Our pig farmer (fresh ground and mixed at the field) uses culled peas as well if we ask for it (otherwise you get soy). Very pretty green and fresh.


----------



## fmg (Jul 4, 2011)

Cull peas also have high energy. I really wish I could locate some around here, but I've had no luck so far.


----------



## doublebowgoats (Mar 6, 2008)

What are cull peas?


----------



## wheytogosaanens (Oct 26, 2007)

Peas that are culled - not okay for people, but okay for animals. Like the peas that you buy (dried) for split pea soup.


----------



## dmeiermom (Nov 7, 2012)

I contacted several feed mills &/or feed stores yesterday w/in a 100 mile radius of the Fort Worth Tx area, of course I'm sure I'm sure I missed a few.... Anyway, the mills &/or feed stores had never heard of cull peas or didn't carry them. 

Now today I've found a source for Black-eye peas, would this be the same as cull peas? Or maybe just as good?


----------



## fmg (Jul 4, 2011)

I don't know anything about black eyed peas, but I think they are more like a bean?

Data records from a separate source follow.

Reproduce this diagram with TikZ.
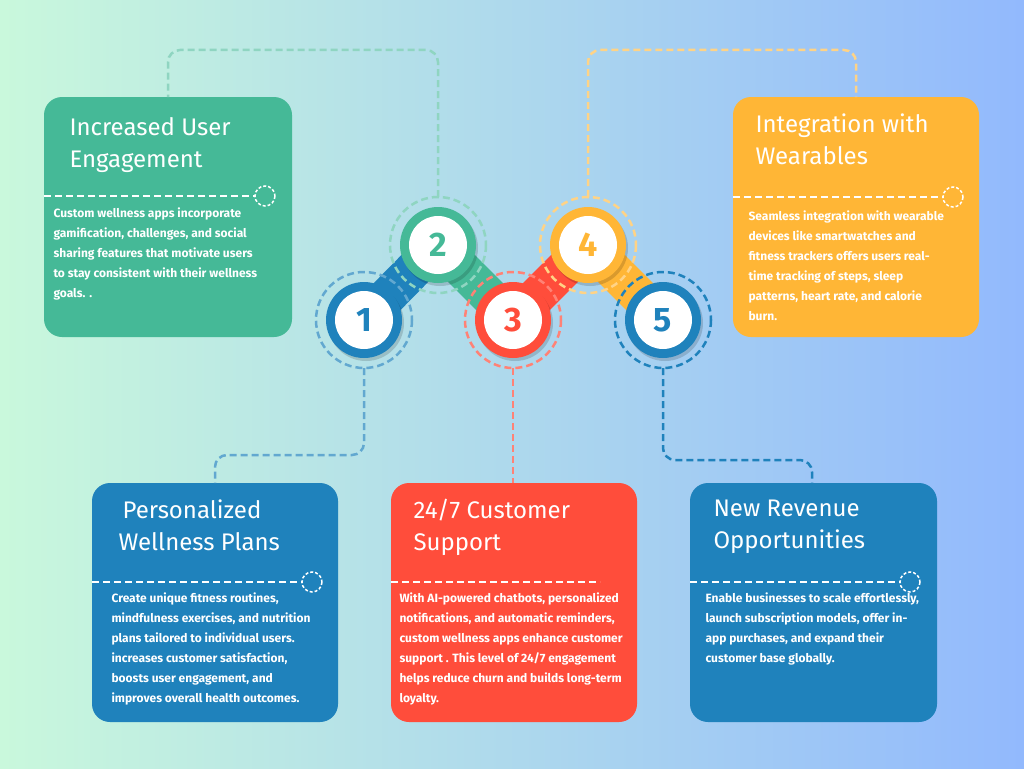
\documentclass[tikz,border=0pt]{standalone}
\usepackage{fontspec}
\setmainfont{Fira Sans}
\usetikzlibrary{positioning,calc}
\definecolor{cgreen}{HTML}{45B997}
\definecolor{cblue}{HTML}{1F82BC}
\definecolor{cred}{HTML}{FF4D3B}
\definecolor{cyellow}{HTML}{FFB636}
\definecolor{bgleft}{HTML}{C9F8DC}
\definecolor{bgright}{HTML}{92B9FD}

\begin{document}
\begin{tikzpicture}[x=1pt, y=-1pt,
  card/.style = {rounded corners=18pt, inner sep=0pt},
  title/.style = {anchor=north west, align=left, text=white, font=\fontsize{24}{32}\selectfont},
  body/.style = {anchor=north west, align=left, text=white, font=\fontsize{12}{20}\selectfont\bfseries},
  sep/.style = {white, dashed, line width=1.5pt, dash pattern=on 7pt off 4pt},
  link/.style = {dashed, line width=2.5pt, dash pattern=on 7pt off 4pt, rounded corners=12pt},
  band/.style = {line width=38pt}]
\shade[left color=bgleft, right color=bgright] (0,0) rectangle (1024,768);
\useasboundingbox (0,0) rectangle (1024,768);
% cards
\fill[card, cgreen] (44,97) rectangle (292,337);
\fill[card, cyellow] (733,97) rectangle (979,337);
\fill[card, cblue] (92,483) rectangle (338,722);
\fill[card, cred] (391,483) rectangle (637,722);
\fill[card, cblue] (690,483) rectangle (937,722);
\node[title] (t1) at (66,114) {Increased User\\Engagement};
\node[title] (t4) at (752,110) {Integration with\\Wearables};
\node[title] (t2) at (115,496) {\,Personalized\\Wellness Plans};
\node[title] (t3) at (410,496) {24/7 Customer\\Support};
\node[title] (t5) at (710,496) {New Revenue\\Opportunities};
\draw[sep] (44,196) -- (255,196); \draw[sep, dash pattern=on 3pt off 2pt] (265,196) circle (10);
\draw[sep] (733,197) -- (943,197); \draw[sep, dash pattern=on 3pt off 2pt] (953,197) circle (10);
\draw[sep] (92,582) -- (302,582); \draw[sep, dash pattern=on 3pt off 2pt] (312,582) circle (10);
\draw[sep] (391,582) -- (600,582);
\draw[sep] (690,582) -- (900,582); \draw[sep, dash pattern=on 3pt off 2pt] (910,582) circle (10);
\node[body] (b1) at (50,204) {Custom wellness apps incorporate\\gamification, challenges, and social\\sharing features that motivate users\\to stay consistent with their wellness\\goals. .};
\node[body] (b4) at (745,207) {Seamless integration with wearable\\devices like smartwatches and\\fitness trackers offers users real-\\time tracking of steps, sleep\\patterns, heart rate, and calorie\\burn.};
\node[body] (b2) at (108,589) {Create unique fitness routines,\\mindfulness exercises, and nutrition\\plans tailored to individual users.\\increases customer satisfaction,\\boosts user engagement, and\\improves overall health outcomes.};
\node[body] (b3) at (396,589) {With AI-powered chatbots, personalized\\notifications, and automatic reminders,\\custom wellness apps enhance customer\\support . This level of 24/7 engagement\\helps reduce churn and builds long-term\\loyalty.};
\node[body] (b5) at (702,589) {Enable businesses to scale effortlessly,\\launch subscription models, offer in-\\app purchases, and expand their\\customer base globally.};
% chain
\coordinate (c1) at (364,320); \coordinate (c2) at (438,245);
\coordinate (c3) at (513,320); \coordinate (c4) at (588,245);
\coordinate (c5) at (663,320);
\draw[band, cblue] (c1) -- (c2);
\draw[band, cgreen] (c2) -- (c3);
\draw[band, cred] (c3) -- (c4);
\draw[band, cyellow] (c4) -- (c5);
\foreach \c/\col/\n in {c1/cblue/1, c2/cgreen/2, c3/cred/3, c4/cyellow/4, c5/cblue/5} {
  \fill[black, opacity=0.15] ($(\c)+(2,3)$) circle (38);
  \fill[\col] (\c) circle (38);
  \fill[white] (\c) circle (29);
  \node[text=\col, font=\fontsize{34}{34}\selectfont\bfseries] at (\c) {\n};
}
\draw[link, cblue!70] (c1) circle (48);
\draw[link, cgreen!60] (c2) circle (48);
\draw[link, cred!70] (c3) circle (48);
\draw[link, cyellow!60] (c4) circle (48);
\draw[link, cblue] (c5) circle (48);
% leaders
\draw[link, cgreen!60] (438,197) -- (438,50) -- (168,50) -- (168,97);
\draw[link, cyellow!60] (588,197) -- (588,50) -- (856,50) -- (856,97);
\draw[link, cblue!70] (364,368) -- (364,455) -- (215,455) -- (215,483);
\draw[link, cred!70] (513,368) -- (513,483);
\draw[link, cblue] (663,368) -- (663,460) -- (812,460) -- (812,483);
\end{tikzpicture}
\end{document}
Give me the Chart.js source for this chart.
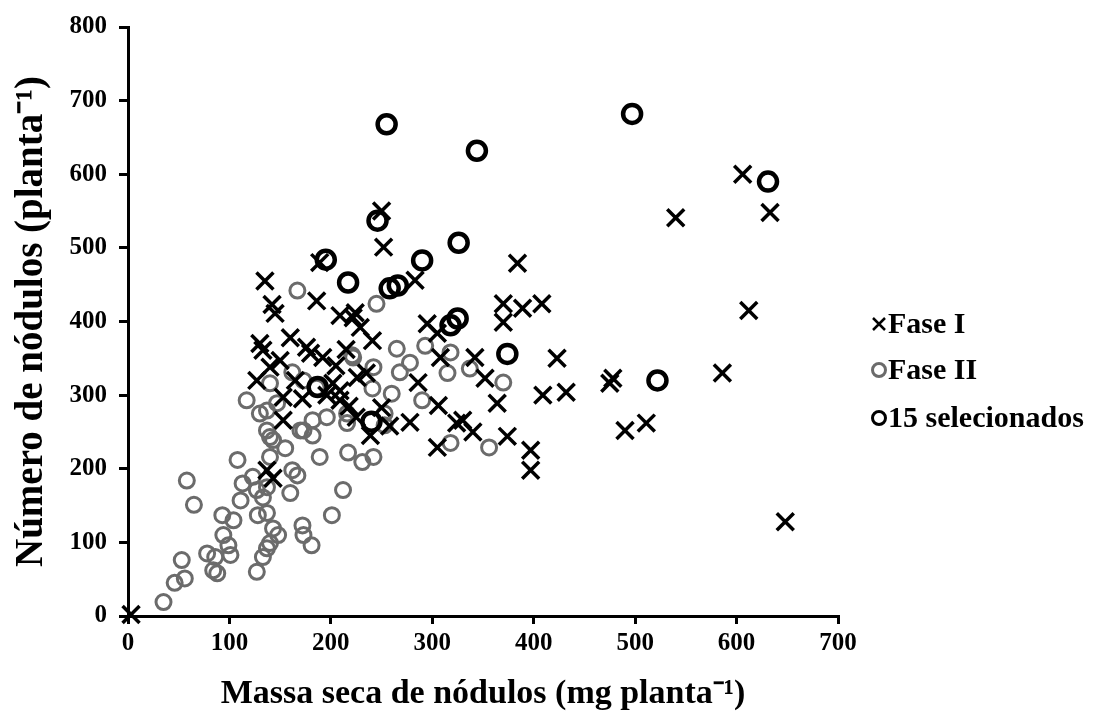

If so, they would need to be soaked or roasted to be fed-beans have some things in them that a nutritionist called "anti-nutrition" or some such, that is destroyed when you process them.

Peas are a cool season crop, so it doesn't surprise me that you can't find any in Texas.


----------



## MF-Alpines (Mar 29, 2010)

Can you not find non-GMO, organic soy where you are? We have it here, but it will cost an arm and a leg, maybe two arms and two legs. 

If you are feed 100% alfalfa hay/pellets, would you really want a higher percentage grain?


----------



## Golden Delta Alpines (Mar 8, 2012)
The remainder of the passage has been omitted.